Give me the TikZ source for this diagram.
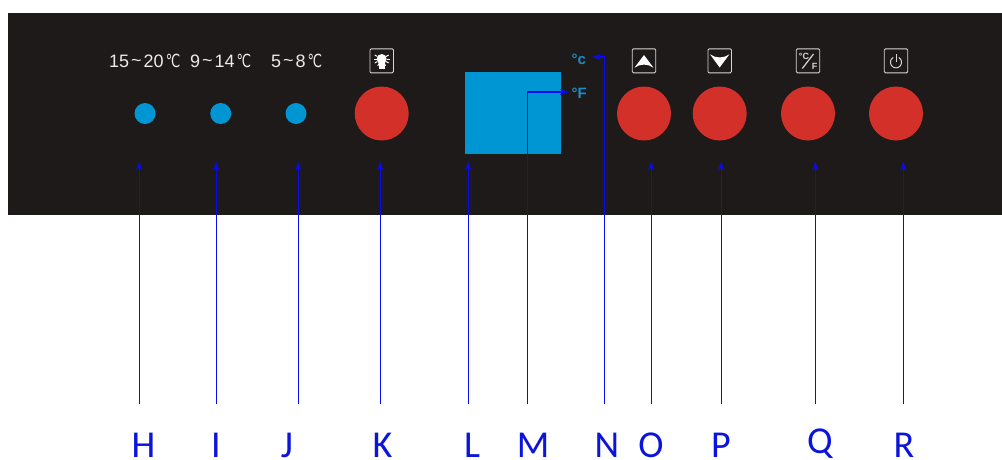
\documentclass[tikz,border=0pt]{standalone}
\usepackage{fontspec}
\setmainfont{Liberation Sans}
\newfontfamily\letterfont{Carlito}
\newfontfamily\symfont{DejaVu Sans}
\usetikzlibrary{arrows.meta}
\definecolor{panelc}{HTML}{1E1A19}
\definecolor{redc}{HTML}{D4302A}
\definecolor{bluec}{HTML}{0095D3}
\definecolor{unitc}{HTML}{1C8CC6}
\definecolor{wirec}{HTML}{0A0AF0}
\definecolor{letterc}{HTML}{0A14DC}
\definecolor{iconc}{HTML}{D8D6D2}
\newcommand{\degC}{\kern2pt\scalebox{0.72}[1]{\symfont\fontsize{18}{18}\selectfont ℃}}
\newcommand{\tld}{\kern2pt\raisebox{1pt}{\textasciitilde}\kern2pt}
\tikzset{
  led/.style={circle,fill=bluec,minimum size=21pt,inner sep=0pt},
  btn/.style={circle,fill=redc,minimum size=54pt,inner sep=0pt},
  iconbox/.style={draw=iconc,line width=0.9pt,rounded corners=1.2pt,minimum width=23.5pt,minimum height=24pt,inner sep=0pt},
  templabel/.style={text=white!92!black,font=\fontsize{18}{18}\selectfont,anchor=base west,inner sep=0pt},
  unitlabel/.style={text=unitc,font=\fontsize{15}{16}\selectfont\bfseries,anchor=base west,inner sep=0pt},
  letter/.style={text=letterc,font=\fontsize{38}{40}\letterfont\selectfont,anchor=base,inner sep=0pt},
  wire/.style={draw=wirec,line width=1.1pt,-{Stealth[length=9pt,width=6pt]}},
}
\begin{document}
\begin{tikzpicture}[x=1pt,y=-1pt]
\useasboundingbox (0,0) rectangle (1002,459);
\clip (0,0) rectangle (1002,459);
\fill[white] (0,0) rectangle (1002,459);
\fill[panelc] (8,13) rectangle (1002,215);
% LEDs and buttons
\node[led] (h) at (145,113.5) {};
\node[led] (i) at (220.7,113.5) {};
\node[led] (j) at (296,113.5) {};
\node[btn] (k) at (381.7,113.5) {};
\node[btn] (o) at (644,113.5) {};
\node[btn] (p) at (719.7,113.5) {};
\node[btn] (q) at (808,113.5) {};
\node[btn] (r) at (896,113.5) {};
\node[fill=bluec,minimum width=96.5pt,minimum height=82pt,inner sep=0pt] (l) at (512.9,113.3) {};
% temperature labels
\node[templabel] (t1) at (109,67.5) {15\tld 20\degC};
\node[templabel] (t2) at (190,67.5) {9\tld 14\degC};
\node[templabel] (t3) at (271,67.5) {5\tld 8\degC};
\node[unitlabel] (uc) at (571.5,64.5) {°c};
\node[unitlabel] (uf) at (571.5,98.5) {°F};
% icon boxes
\node[iconbox] (ik) at (381.7,60.8) {};
\node[iconbox] (io) at (644,60.8) {};
\node[iconbox] (ip) at (719.7,60.8) {};
\node[iconbox] (iq) at (808,60.8) {};
\node[iconbox] (ir) at (896,60.8) {};
% bulb
\fill[white] (381.7,59) circle (5);
\fill[white] (378.5,61) rectangle (384.9,69);
\foreach \a in {0,30,150,180,210,330,60,120,90}
  \draw[white,line width=1pt] (381.7,59)++(\a:5) -- ++(\a:3);
% up / down arrows
\fill[white] (644,55) -- (653.5,67.7) .. controls (648,63.5) and (640,63.5) .. (634.5,67.7) -- cycle;
\fill[white] (719.7,67.5) -- (710,54.3) .. controls (715.7,58.5) and (723.7,58.5) .. (729.4,54.3) -- cycle;
% degree C / F icon
\draw[iconc,line width=1.2pt] (802.3,68.5) -- (813.5,54);
\node[text=iconc,font=\fontsize{9}{9}\selectfont\bfseries,inner sep=0pt] (ic) at (804,56.8) {°C};
\node[text=iconc,font=\fontsize{9}{9}\selectfont\bfseries,inner sep=0pt] (if) at (814.5,66.3) {F};
% power icon
\draw[iconc,line width=1pt] plot[smooth,samples=30,domain=120:420] ({896+5.5*cos(\x)},{62.3-5.5*sin(\x)});
\draw[iconc,line width=1pt] (896,54.2) -- (896,62);
% letters
\node[letter] (lh) at (143.5,457) {H};
\node[letter] (li) at (216,457) {I};
\node[letter] (lj) at (287,457) {J};
\node[letter] (lk) at (382.5,457) {K};
\node[letter] (ll) at (472,457) {L};
\node[letter] (lm) at (533,457) {M};
\node[letter] (ln) at (607,457) {N};
\node[letter] (lo) at (651,457) {O};
\node[letter] (lp) at (721,457) {P};
\node[letter] (lq) at (820,453) {Q};
\node[letter] (lr) at (904,457) {R};
% wire tails and heads
\foreach \n/\x in {h/139.2,i/216.2,j/298.2,k/380.2,l/468.2,m/527.2,n/604.2,o/651.2,p/721.2,q/815.2,r/903.2}{
  \coordinate (s\n) at (\x,403.5);
}
\foreach \n/\x in {h/139.2,i/216.2,j/298.2,k/380.2,l/468.2,o/651.2,p/721.2,q/815.2,r/903.2}{
  \coordinate (e\n) at (\x,161.5);
  \draw[wire] (s\n) -- (e\n);
}
\coordinate (em) at (569,92);
\coordinate (en) at (592,57);
\draw[wire] (sm) |- (em);
\draw[wire] (sn) |- (en);
\end{tikzpicture}
\end{document}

**Request**: Omit every picture, then reproduce the rest of the listing exactly.

**Exercise solution**:
Give me the TikZ source for this diagram.
\documentclass[tikz,border=0pt]{standalone}
\usepackage{fontspec}
\setmainfont{Liberation Sans}
\newfontfamily\letterfont{Carlito}
\newfontfamily\symfont{DejaVu Sans}
\usetikzlibrary{arrows.meta}
\definecolor{panelc}{HTML}{1E1A19}
\definecolor{redc}{HTML}{D4302A}
\definecolor{bluec}{HTML}{0095D3}
\definecolor{unitc}{HTML}{1C8CC6}
\definecolor{wirec}{HTML}{0A0AF0}
\definecolor{letterc}{HTML}{0A14DC}
\definecolor{iconc}{HTML}{D8D6D2}
\newcommand{\degC}{\kern2pt\scalebox{0.72}[1]{\symfont\fontsize{18}{18}\selectfont ℃}}
\newcommand{\tld}{\kern2pt\raisebox{1pt}{\textasciitilde}\kern2pt}
\tikzset{
  led/.style={circle,fill=bluec,minimum size=21pt,inner sep=0pt},
  btn/.style={circle,fill=redc,minimum size=54pt,inner sep=0pt},
  iconbox/.style={draw=iconc,line width=0.9pt,rounded corners=1.2pt,minimum width=23.5pt,minimum height=24pt,inner sep=0pt},
  templabel/.style={text=white!92!black,font=\fontsize{18}{18}\selectfont,anchor=base west,inner sep=0pt},
  unitlabel/.style={text=unitc,font=\fontsize{15}{16}\selectfont\bfseries,anchor=base west,inner sep=0pt},
  letter/.style={text=letterc,font=\fontsize{38}{40}\letterfont\selectfont,anchor=base,inner sep=0pt},
  wire/.style={draw=wirec,line width=1.1pt,-{Stealth[length=9pt,width=6pt]}},
}
\begin{document}
\begin{tikzpicture}[x=1pt,y=-1pt]
\useasboundingbox (0,0) rectangle (1002,459);
\clip (0,0) rectangle (1002,459);
\fill[white] (0,0) rectangle (1002,459);
\fill[panelc] (8,13) rectangle (1002,215);
% LEDs and buttons
\node[led] (h) at (145,113.5) {};
\node[led] (i) at (220.7,113.5) {};
\node[led] (j) at (296,113.5) {};
\node[btn] (k) at (381.7,113.5) {};
\node[btn] (o) at (644,113.5) {};
\node[btn] (p) at (719.7,113.5) {};
\node[btn] (q) at (808,113.5) {};
\node[btn] (r) at (896,113.5) {};
\node[fill=bluec,minimum width=96.5pt,minimum height=82pt,inner sep=0pt] (l) at (512.9,113.3) {};
% temperature labels
\node[templabel] (t1) at (109,67.5) {15\tld 20\degC};
\node[templabel] (t2) at (190,67.5) {9\tld 14\degC};
\node[templabel] (t3) at (271,67.5) {5\tld 8\degC};
\node[unitlabel] (uc) at (571.5,64.5) {°c};
\node[unitlabel] (uf) at (571.5,98.5) {°F};
% icon boxes
\node[iconbox] (ik) at (381.7,60.8) {};
\node[iconbox] (io) at (644,60.8) {};
\node[iconbox] (ip) at (719.7,60.8) {};
\node[iconbox] (iq) at (808,60.8) {};
\node[iconbox] (ir) at (896,60.8) {};
% bulb
\fill[white] (381.7,59) circle (5);
\fill[white] (378.5,61) rectangle (384.9,69);
\foreach \a in {0,30,150,180,210,330,60,120,90}
  \draw[white,line width=1pt] (381.7,59)++(\a:5) -- ++(\a:3);
% up / down arrows
\fill[white] (644,55) -- (653.5,67.7) .. controls (648,63.5) and (640,63.5) .. (634.5,67.7) -- cycle;
\fill[white] (719.7,67.5) -- (710,54.3) .. controls (715.7,58.5) and (723.7,58.5) .. (729.4,54.3) -- cycle;
% degree C / F icon
\draw[iconc,line width=1.2pt] (802.3,68.5) -- (813.5,54);
\node[text=iconc,font=\fontsize{9}{9}\selectfont\bfseries,inner sep=0pt] (ic) at (804,56.8) {°C};
\node[text=iconc,font=\fontsize{9}{9}\selectfont\bfseries,inner sep=0pt] (if) at (814.5,66.3) {F};
% power icon
\draw[iconc,line width=1pt] plot[smooth,samples=30,domain=120:420] ({896+5.5*cos(\x)},{62.3-5.5*sin(\x)});
\draw[iconc,line width=1pt] (896,54.2) -- (896,62);
% letters
\node[letter] (lh) at (143.5,457) {H};
\node[letter] (li) at (216,457) {I};
\node[letter] (lj) at (287,457) {J};
\node[letter] (lk) at (382.5,457) {K};
\node[letter] (ll) at (472,457) {L};
\node[letter] (lm) at (533,457) {M};
\node[letter] (ln) at (607,457) {N};
\node[letter] (lo) at (651,457) {O};
\node[letter] (lp) at (721,457) {P};
\node[letter] (lq) at (820,453) {Q};
\node[letter] (lr) at (904,457) {R};
% wire tails and heads
\foreach \n/\x in {h/139.2,i/216.2,j/298.2,k/380.2,l/468.2,m/527.2,n/604.2,o/651.2,p/721.2,q/815.2,r/903.2}{
  \coordinate (s\n) at (\x,403.5);
}
\foreach \n/\x in {h/139.2,i/216.2,j/298.2,k/380.2,l/468.2,o/651.2,p/721.2,q/815.2,r/903.2}{
  \coordinate (e\n) at (\x,161.5);
  \draw[wire] (s\n) -- (e\n);
}
\coordinate (em) at (569,92);
\coordinate (en) at (592,57);
\draw[wire] (sm) |- (em);
\draw[wire] (sn) |- (en);
\end{tikzpicture}
\end{document}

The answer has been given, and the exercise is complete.